Published on July 6th, 2012 | by Sean0
Review: The 5-Year Engagement
The opening of this film is where many other rom-coms would often be finishing things up: at the wonderfully awkward yet heartfelt proposal scene, with a few laughs here and there, but the prime focus being on the romance. This pretty much sets the tone for Nicholas Stoller and Jason Segel’s newest collaboration, after proving themselves a formidable duo with the hilarious Forgetting Sarah Marshall and last year’s glorious Muppets revival.
You may have heard this film described as the movie that turns the whole concept of the romantic-comedy on it’s head. While it’s not exactly a game-changer, it’s an incredibly refreshing take on the genre, and in my opinion definitely the most ‘realistic’ of these type of films I’ve seen since 500 Days of Summer.
The 5 Year Engagement focuses on the extremely rocky road that couple Tom (Jason Segel) and Violet (Emily Blunt) take on their way to making it down the isle. After their initial proposal, Violet finds out she has landed her dream job in a Michigan University for two years. Gallantly, but unfortunately for Tom, he decides he has to give up his successful culinary career in the local restauraunt, naively telling himself “I can cook anywhere”. Of course this means the wedding is delayed, so while Tom’s boorish best man Alex (Chris Pratt) and Violet’s posh sister Suzie (Community’s Alison Brie) have a dream wedding after hooking up at Tom & Violet’s engagement party, the unlucky couple are left to bide their time and start getting to know their new surroundings.
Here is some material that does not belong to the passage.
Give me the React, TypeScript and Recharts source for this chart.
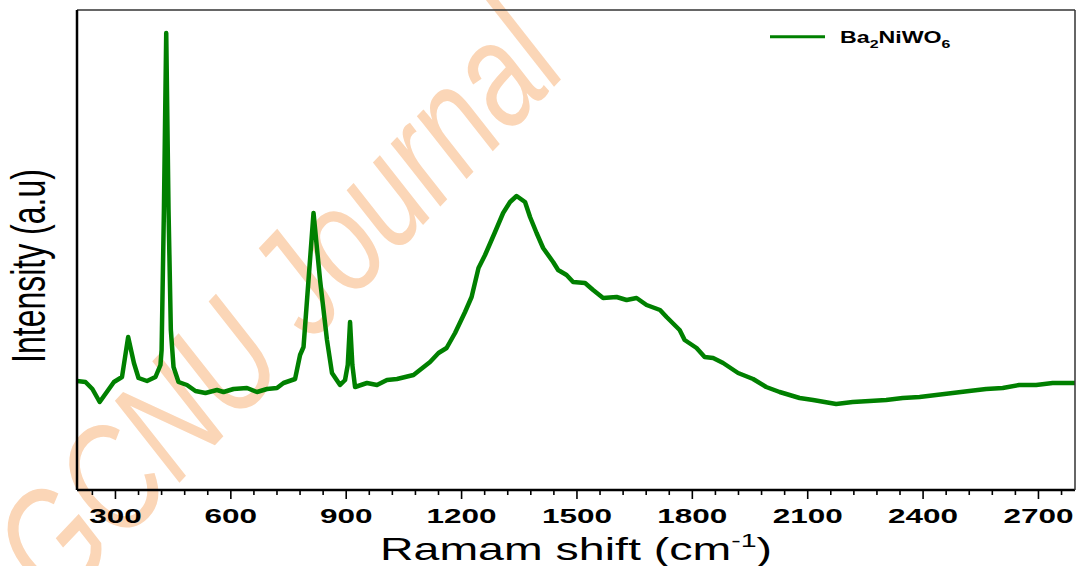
import { Label, Legend, Line, LineChart, XAxis, YAxis } from 'recharts'

// Raman spectrum of Ba2NiWO6, intensity in arbitrary units
const shift = [
  200, 222, 240, 259, 296, 317, 333, 348, 360, 382, 404, 417, 420, 426, 432, 438, 444, 451, 464, 486,
  508, 534, 564, 581, 607, 642, 668, 694, 720, 737, 767, 780, 789, 802, 815, 832, 850, 863, 884, 897,
  904, 910, 916, 923, 954, 980, 1006, 1032, 1075, 1118, 1140, 1161, 1183, 1209, 1226, 1244, 1261, 1287, 1308, 1326,
  1343, 1365, 1378, 1395, 1412, 1438, 1451, 1473, 1490, 1521, 1542, 1568, 1603, 1629, 1655, 1681, 1716, 1733, 1767, 1780,
  1811, 1832, 1854, 1880, 1919, 1958, 1992, 2027, 2079, 2114, 2174, 2217, 2261, 2304, 2347, 2391, 2434, 2477, 2520, 2564,
  2607, 2650, 2694, 2737, 2795,
]
const intensity = [
  109, 108, 101, 88, 108, 113, 153, 127, 112, 109, 113, 125, 140, 280, 457, 280, 160, 123, 108, 105,
  99, 97, 100, 98, 101, 102, 98, 101, 102, 107, 111, 135, 143, 210, 277, 210, 150, 117, 105, 110,
  125, 168, 125, 103, 107, 105, 110, 111, 115, 128, 137, 142, 157, 178, 193, 222, 235, 258, 277, 288,
  294, 288, 273, 257, 242, 228, 220, 215, 208, 207, 200, 192, 193, 190, 192, 185, 180, 173, 160, 150,
  142, 133, 132, 127, 117, 111, 103, 98, 92, 90, 86, 88, 89, 90, 92, 93, 95, 97, 99, 101,
  102, 105, 105, 107, 107,
]

const majorTicks = [300, 600, 900, 1200, 1500, 1800, 2100, 2400, 2700]
const minorStep = 60
const allTicks = Array.from({ length: 43 }, (_, i) => 240 + i * minorStep)

const data = shift.map((x, i) => ({ x, y: intensity[i] }))

const font = '"Liberation Sans", Arial, sans-serif'
const green = '#008000'

const XTick = (props: any) => {
  const { x, y, payload } = props
  const major = majorTicks.includes(payload.value)
  return (
    <g>
      <line x1={x} y1={y} x2={x} y2={y + (major ? 9 : 5)} stroke="#000" strokeWidth={1.6} />
      {major && (
        <text
          transform={`translate(${x},${y + 33}) scale(1.5,1)`}
          textAnchor="middle"
          fontFamily={font}
          fontWeight="bold"
          fontSize={21}
          fill="#000"
        >
          {payload.value}
        </text>
      )}
    </g>
  )
}

const LegendBox = (props: any) => {
  const item = props.payload?.[0]
  return (
    <svg width={220} height={40}>
      <line x1={10} y1={16.7} x2={65} y2={16.7} stroke={item?.color ?? green} strokeWidth={3} />
      <text transform="translate(80,23.3) scale(1.45,1)" fontFamily={font} fontWeight="bold" fontSize={16} fill="#000">
        Ba<tspan fontSize={11} dy={5}>2</tspan>
        <tspan fontSize={16} dy={-5}>NiWO</tspan>
        <tspan fontSize={11} dy={5}>6</tspan>
      </text>
    </svg>
  )
}

export default function App() {
  return (
    <div style={{ position: 'absolute', left: 0, top: 0, width: 1080, height: 566, background: '#fff' }}>
      <svg width={1080} height={566} style={{ position: 'absolute', left: 0, top: 0 }}>
        <text
          transform="translate(59,610) rotate(-46.6)"
          fontFamily={font}
          fontStyle="italic"
          fontSize={150}
          textLength={744}
          lengthAdjust="spacingAndGlyphs"
          fill="#fbd6b7"
        >
          GCNU Journal
        </text>
      </svg>
      <div style={{ position: 'absolute', left: 0, top: 0 }}>
        <LineChart width={1080} height={566} data={data} margin={{ top: 9, right: 4, bottom: 75, left: 76 }}>
          <XAxis
            dataKey="x"
            type="number"
            domain={[200, 2795]}
            ticks={allTicks}
            interval={0}
            height={1}
            tickSize={0}
            tickMargin={0}
            tickLine={false}
            tick={<XTick />}
            axisLine={{ stroke: '#000', strokeWidth: 2.5 }}
            allowDataOverflow
          >
            <Label
              content={({ viewBox }: any) => (
                <text
                  transform={`translate(${viewBox.x + viewBox.width / 2},${viewBox.y + 70}) scale(1.5,1)`}
                  textAnchor="middle"
                  fontFamily={font}
                  fontSize={31}
                  fill="#000"
                >
                  Ramam shift (cm<tspan fontSize={19} dy={-13}>-1</tspan>
                  <tspan fontSize={31} dy={13}>)</tspan>
                </text>
              )}
            />
          </XAxis>
          <XAxis
            xAxisId="top"
            orientation="top"
            type="number"
            domain={[200, 2795]}
            height={1}
            tick={false}
            tickLine={false}
            axisLine={{ stroke: '#333', strokeWidth: 1.5 }}
          />
          <YAxis
            type="number"
            domain={[0, 480]}
            width={1}
            tick={false}
            tickLine={false}
            axisLine={{ stroke: '#000', strokeWidth: 2.5 }}
          >
            <Label
              content={() => (
                <text
                  transform="translate(45,266) scale(1.5,1) rotate(-90)"
                  textAnchor="middle"
                  fontFamily={font}
                  fontSize={32}
                  fill="#000"
                >
                  Intensity (a.u)
                </text>
              )}
            />
          </YAxis>
          <YAxis
            yAxisId="right"
            orientation="right"
            type="number"
            domain={[0, 480]}
            width={1}
            tick={false}
            tickLine={false}
            axisLine={{ stroke: '#333', strokeWidth: 1.5 }}
          />
          <Legend
            layout="horizontal"
            verticalAlign="middle"
            align="center"
            content={<LegendBox />}
            wrapperStyle={{ position: 'absolute', left: 760, top: 20, width: 220, height: 40 }}
          />
          <Line
            dataKey="y"
            name="Ba2NiWO6"
            type="linear"
            stroke={green}
            strokeWidth={4.5}
            strokeLinejoin="round"
            dot={false}
            isAnimationActive={false}
          />
        </LineChart>
      </div>
    </div>
  )
}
As time moves on Violet becomes increasingly successful at work, garnering the attention of suave yet slimy professor Winton (Rhys Ifans, hilariously skilled at Tae Kwon Do for some reason) while Tom struggles to adapt to the stay-at-home spouse role. This leads to him taking up hunting, beard-growing and shower-avoiding, much to Violet’s annoyance. After a particular disastrous night out everything comes to a head,and you’re left genuinely worrying that nothing is going to work out.
One of this film’s biggest strengths is the fact that many of the problems Tom and Violet experience do feel like real situations, and they resonate. They aren’t just wacky comedic hijinxes the couple happen to get into. Much like The 40-Year-Old Virgin, 5 Year Engagement works by blending both raunchy comedy as well as proper emotional drama. However while Steve Carrell’s film may have catered more towards the comedic side, this film does the opposite, the development of the relationships and the trials and tribulations experienced taking precedence over the comedy. This isn’t to say that 5 Year Engagement is devoid of humour however, as I did find myself laughing my head off a lot during the first and third acts (This is certainly the first film I’ve seen where every time we cut to a relative’s funeral the audience erupted in laughter.)
It’s during the middle of the film, when we focus on Tom and Violet separately, that the tone shifts more towards the something like Funny People…the comedy is there, but it takes a back seat to the drama.
Performances are great all around, I found the most laughs were to be had when Tom was with his group of stay-at-home man-buddies, or when Violet was with her psych colleagues. Some great characters there that, while not given a huge amount to do, certainly bring the funny.
One of the stand-outs for me was Alison Brie. I’m a huge Community fan, so seeing her pop up was simply wonderful. She even manages to do a pretty decent British accent, only slipping up once or twice.
She also has arguably the film’s funniest scene with Emily Blunt, which had myself and the girlfriend in absolute stitches. I’m not going to spoil it, but I will say that it involves…interesting…impressions of Cookie Monster and Elmo!
All around, a very enjoyable film. Much better than I expected. Not neccessarily a couples film, but seeing it with the other half will definitely add to the experience! So do go see it. It’s worth the cinema trip. Just be ready for the drama as well as the belly laughs.